Under the Wright Line standard, to act against an employer, the general counsel must make an initial showing that the employee engaged in protected activity that the employer knew about and that the employer had animus against the protected activity, and that there was sufficient evidence to prove there was a causal connection between the two.
“If the General Counsel has made his initial case, the burden of persuasion shifts to the employer to prove it would have taken the same action even in the absence of the Section 7 activity,” the NLRA provision that protects employees’ concerted activity.
Tom H. Luetkemeyer, a partner with Hinshaw & Culbertson LLP in Chicago, said the ruling means that employers should not tolerate a hostile work environment under federal law, including Title VII, the Americans with Disabilities Act or the Age Discrimination in Employment Act. “It allows employers to police their workforce,” he said.
Attorneys who represent employers praised the ruling.
Eric B. Meyer, a partner with FisherBroyles LLP in Philadelphia, said it “aligns with the guidance that the EEOC has been providing (employers) for decades, namely you don’t have to tolerate discriminatory behavior regardless of the reason.”

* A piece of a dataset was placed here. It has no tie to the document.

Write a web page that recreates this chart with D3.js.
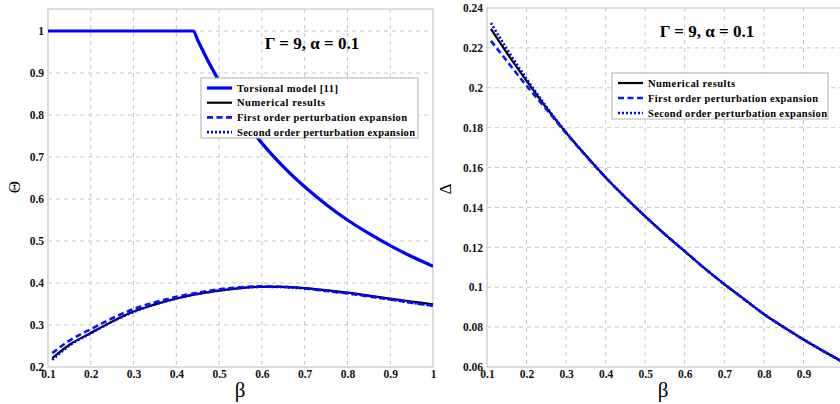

The ruling “makes sense because the EEOC has a very similar burden-shifting test when assessing claims of discrimination under Title VII,” said Jason Kim, a partner with Neal Gerber Eisenberg LLP in Chicago.
The ruling is “well overdue,” said New York-based Eve I. Klein, who chairs Duane Morris LLP’s employment, labor, benefits and immigration practice group. She said “it makes a lot of sense” to apply the well-known Wright Line standard.
Seth T. Ford, a partner with Troutman Pepper Hamilton Sanders LLP in Atlanta, said, “I think most parties really like a uniform approach that establishes predictability, and this approach allows employers to hold employees responsible for their misconduct so long as they do so fairly and uniformly.”
“This really is a balancing between … unions’ right to prevent retaliatory decisions against an increased awareness and sensitivity to the impropriety of abusive and hostile conduct, particularly with respect to conduct or remarks that are discriminatory or harassing in nature,” he said.
However, New York-based solo practitioner Joshua Parkhurst, who represents workers, said the ruling follows a trend under the current administration’s board that turns protected activity “into what is essentially just a discrimination case.”
The NLRA “gives employees an affirmative right to engage in concerted, protected activity,” he said. The board is applying “a fig leaf to change the NLRA,” he said.